I don’t know.  All I know is that going to sleep in my RV, with the windows open to the frog chorus in the pond, and the cattens curled at the foot of the bed, is sometimes the only way I can face all my other responsibilities.  And it was the only way back to my writing.

A friend was sitting at the patio table outside the RV not too long after it arrived.  She had finished the grand tour (which doesn’t take long in a 32′ RV) and was sipping a cool drink with a kitten (they were still kittens then) on her lap.

“What do you think?”  I asked.

“I think it’s a very impressive mid-life crisis,” she replied.

“You really think it’s a mid-life crisis?  Really?” I asked.  Because my friends are real friends.  The kind that tell you the truth.

She smiled.

“Hard to say,” she answered.  “I’ve never known a woman with enough balls to have a mid-life crisis.”

Which is a euphemism. But a real thing, too.

I was proud, horrified,  and a bit disappointed in myself.  Am I really the only one—the only woman ever who couldn’t take it anymore?  And has a woman really gone off the rails when she refuses to clean the toilets anymore?  Or wash the dishes and wipe the counters?  Will my family have to write painful memoirs because they were forced to clean up after themselves or live in their own filth?  I’m not sure if that counts as abandonment or just the loss of a live-in maid.  And what kind of woman having a midlife crisis settles for a 10 year old RV with bald tires?  Shouldn’t I have gotten a 2018 unit with auto-leveling and dual air conditioning units??

It’s a confusing time, people.  But we have lots to catch up on.  I believe I left off somewhere in the middle of the summer 2017 trip.  And I have traveled since then.  And one of the kids grew up and moved out.  And I took a second job.  And I have to figure out how to winterize an old RV before the cold temperatures arrive.  I expect to skip around a bit.  Because we’ve kind of thrown out the rule book around here.

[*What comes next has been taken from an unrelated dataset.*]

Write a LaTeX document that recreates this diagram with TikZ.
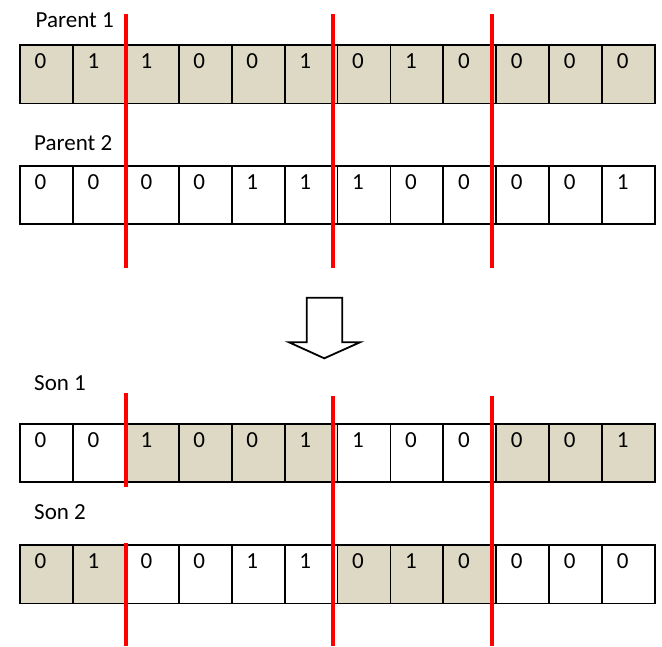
\documentclass[tikz,border=0pt]{standalone}
\usepackage{fontspec}
\setmainfont{Carlito}
\usetikzlibrary{calc}
\definecolor{gene}{HTML}{DDD9C4}

\begin{document}
\begin{tikzpicture}[
  x=1pt, y=-1pt,
  cell/.style={draw, line width=1.8pt, minimum width=52.92pt, minimum height=58.5pt, inner sep=0pt, outer sep=0pt},
  digit/.style={anchor=base, inner sep=0pt, font=\fontsize{23}{27}\selectfont},
  title/.style={anchor=base west, inner sep=0pt, font=\fontsize{23}{27}\selectfont},
  cut/.style={red, line width=4pt},
  arrowshape/.style={draw, fill=white, line width=1.8pt, line join=miter}
]
\useasboundingbox (0,0) rectangle (662,646);

% parents
\node[title] (parentA) at (35.5,27) {Parent 1};
\foreach \v [count=\i] in {0,1,1,0,0,1,0,1,0,0,0,0} {
  \node[cell, fill=gene] (pa\i) at ({20+52.92*(\i-0.5)},74.25) {};
  \node[digit] (pad\i) at ([shift={(20.5,23.5)}]pa\i.north west) {\v};
}

\node[title] (parentB) at (34,150) {Parent 2};
\foreach \v [count=\i] in {0,0,0,0,1,1,1,0,0,0,0,1} {
  \node[cell, fill=white] (pb\i) at ({20+52.92*(\i-0.5)},195) {};
  \node[digit] (pbd\i) at ([shift={(20.5,23.5)}]pb\i.north west) {\v};
}

\foreach \x in {125.7,332.7,492.3}
  \draw[cut] (\x,14) -- (\x,268);

% crossover arrow
\draw[arrowshape] (306.7,297.7) -- (342.3,297.7) -- (342.3,342.3) -- (360,342.3)
  -- (324.3,358.3) -- (289,342.3) -- (306.7,342.3) -- cycle;

% offspring
\node[title] (sonA) at (34,390) {Son 1};
\foreach \v/\c [count=\i] in {0/white,0/white,1/gene,0/gene,0/gene,1/gene,1/white,0/white,0/white,0/gene,0/gene,1/gene} {
  \node[cell, fill=\c] (sa\i) at ({20+52.92*(\i-0.5)},453) {};
  \node[digit] (sad\i) at ([shift={(20.5,23.5)}]sa\i.north west) {\v};
}

\node[title] (sonB) at (34,519) {Son 2};
\foreach \v/\c [count=\i] in {0/gene,1/gene,0/white,0/white,1/white,1/white,0/gene,1/gene,0/gene,0/white,0/white,0/white} {
  \node[cell, fill=\c] (sb\i) at ({20+52.92*(\i-0.5)},574.25) {};
  \node[digit] (sbd\i) at ([shift={(20.5,23.5)}]sb\i.north west) {\v};
}

\draw[cut] (125.7,393) -- (125.7,487);
\draw[cut] (125.7,543) -- (125.7,646);
\foreach \x in {332.7,492.3}
  \draw[cut] (\x,396) -- (\x,646);

\end{tikzpicture}
\end{document}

Except everyone takes their shoes off before entering the RV.  This house is clean and it’s stayin’ that way!

Comments

3 Responses to “Cleaning house.”

  1. Ellen
    September 30th, 2018 @ 4:59 am

    I’ve been missing your posts, and looked at your website just a couple of days ago to see if there might have been a post I hadn’t seen.

    I have always been in awe … and kind of scared .. by the huge demands you had been placing on yourself. It certainly makes a lot of sense to dial things back and regroup. And it sounds like you’ve made some other changes as well.

    Now, I admire your courage, creativity, and pragmatism. Just so you know, you’re not the first woman I know to come up with this particular solution, if that helps at all with the guilt thing.

    I wish you the best with this phase of your life. Keep us posted.

  2. Cheryl
    September 30th, 2018 @ 8:15 am

    Wow! I am awed and impressed. A couple of my friends have done something similar, and I haven’t seen any indication of regret.

    After years of the kids being grown and gone, and now the grands being on the way out of their respective doors, they all want to come here for big holidays. We love having them, but I can’t help but feel a little of that old resentment when they leave and no one has done a damn thing to make the clean-up any easier for me.

    But then I remember what Anne Lamott says about resentment: “It’s like taking rat poison and expecting the rat to die.” I’d build myself a little cabin out here in our woods, but every one of them (and all their dogs) would think it’s the coolest place to hang out, and I’d be cleaning two places when they leave. ha!

  3. Aunt Roanne
    October 10th, 2018 @ 2:49 pm

    Congrats, Stephanie. Gramma R is proud of you!!!